→ **DATA**
——

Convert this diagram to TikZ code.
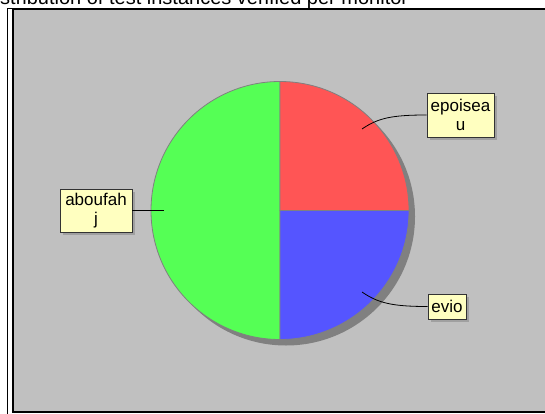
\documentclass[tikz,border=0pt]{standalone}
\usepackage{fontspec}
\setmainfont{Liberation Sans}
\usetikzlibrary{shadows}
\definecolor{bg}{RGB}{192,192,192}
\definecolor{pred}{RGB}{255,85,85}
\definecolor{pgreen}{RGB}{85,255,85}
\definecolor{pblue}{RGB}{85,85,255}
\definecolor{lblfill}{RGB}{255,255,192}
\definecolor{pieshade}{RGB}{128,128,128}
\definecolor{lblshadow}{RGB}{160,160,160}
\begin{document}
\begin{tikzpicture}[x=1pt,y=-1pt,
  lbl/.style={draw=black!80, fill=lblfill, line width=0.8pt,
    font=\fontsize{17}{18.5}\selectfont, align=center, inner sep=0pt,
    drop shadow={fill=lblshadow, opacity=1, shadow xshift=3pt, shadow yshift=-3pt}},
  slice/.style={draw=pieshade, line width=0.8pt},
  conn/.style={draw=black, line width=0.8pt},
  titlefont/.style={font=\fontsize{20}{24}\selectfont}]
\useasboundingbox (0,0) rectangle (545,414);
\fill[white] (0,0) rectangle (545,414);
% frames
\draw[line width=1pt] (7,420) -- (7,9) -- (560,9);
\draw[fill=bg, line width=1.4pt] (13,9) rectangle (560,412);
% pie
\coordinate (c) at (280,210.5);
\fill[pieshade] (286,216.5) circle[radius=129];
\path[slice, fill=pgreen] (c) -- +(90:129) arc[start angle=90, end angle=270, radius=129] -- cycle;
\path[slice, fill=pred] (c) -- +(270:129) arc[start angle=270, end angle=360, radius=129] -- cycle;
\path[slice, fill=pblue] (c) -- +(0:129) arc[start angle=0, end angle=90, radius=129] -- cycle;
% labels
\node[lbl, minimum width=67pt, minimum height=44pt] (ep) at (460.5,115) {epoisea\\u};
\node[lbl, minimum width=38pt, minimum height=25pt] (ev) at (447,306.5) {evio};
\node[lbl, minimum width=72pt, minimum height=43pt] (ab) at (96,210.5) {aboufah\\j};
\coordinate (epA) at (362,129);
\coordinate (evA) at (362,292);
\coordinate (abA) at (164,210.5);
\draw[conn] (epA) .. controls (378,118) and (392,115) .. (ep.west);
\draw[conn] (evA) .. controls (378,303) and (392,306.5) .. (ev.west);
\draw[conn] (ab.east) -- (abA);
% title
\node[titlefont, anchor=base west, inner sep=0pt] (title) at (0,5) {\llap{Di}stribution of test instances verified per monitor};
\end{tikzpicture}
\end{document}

——

→ **STATED PROBLEM**
Copy the material above exactly and drop the pictures.

→ **OUTPUT FOR THIS EXERCISE**
Convert this diagram to TikZ code.
\documentclass[tikz,border=0pt]{standalone}
\usepackage{fontspec}
\setmainfont{Liberation Sans}
\usetikzlibrary{shadows}
\definecolor{bg}{RGB}{192,192,192}
\definecolor{pred}{RGB}{255,85,85}
\definecolor{pgreen}{RGB}{85,255,85}
\definecolor{pblue}{RGB}{85,85,255}
\definecolor{lblfill}{RGB}{255,255,192}
\definecolor{pieshade}{RGB}{128,128,128}
\definecolor{lblshadow}{RGB}{160,160,160}
\begin{document}
\begin{tikzpicture}[x=1pt,y=-1pt,
  lbl/.style={draw=black!80, fill=lblfill, line width=0.8pt,
    font=\fontsize{17}{18.5}\selectfont, align=center, inner sep=0pt,
    drop shadow={fill=lblshadow, opacity=1, shadow xshift=3pt, shadow yshift=-3pt}},
  slice/.style={draw=pieshade, line width=0.8pt},
  conn/.style={draw=black, line width=0.8pt},
  titlefont/.style={font=\fontsize{20}{24}\selectfont}]
\useasboundingbox (0,0) rectangle (545,414);
\fill[white] (0,0) rectangle (545,414);
% frames
\draw[line width=1pt] (7,420) -- (7,9) -- (560,9);
\draw[fill=bg, line width=1.4pt] (13,9) rectangle (560,412);
% pie
\coordinate (c) at (280,210.5);
\fill[pieshade] (286,216.5) circle[radius=129];
\path[slice, fill=pgreen] (c) -- +(90:129) arc[start angle=90, end angle=270, radius=129] -- cycle;
\path[slice, fill=pred] (c) -- +(270:129) arc[start angle=270, end angle=360, radius=129] -- cycle;
\path[slice, fill=pblue] (c) -- +(0:129) arc[start angle=0, end angle=90, radius=129] -- cycle;
% labels
\node[lbl, minimum width=67pt, minimum height=44pt] (ep) at (460.5,115) {epoisea\\u};
\node[lbl, minimum width=38pt, minimum height=25pt] (ev) at (447,306.5) {evio};
\node[lbl, minimum width=72pt, minimum height=43pt] (ab) at (96,210.5) {aboufah\\j};
\coordinate (epA) at (362,129);
\coordinate (evA) at (362,292);
\coordinate (abA) at (164,210.5);
\draw[conn] (epA) .. controls (378,118) and (392,115) .. (ep.west);
\draw[conn] (evA) .. controls (378,303) and (392,306.5) .. (ev.west);
\draw[conn] (ab.east) -- (abA);
% title
\node[titlefont, anchor=base west, inner sep=0pt] (title) at (0,5) {\llap{Di}stribution of test instances verified per monitor};
\end{tikzpicture}
\end{document}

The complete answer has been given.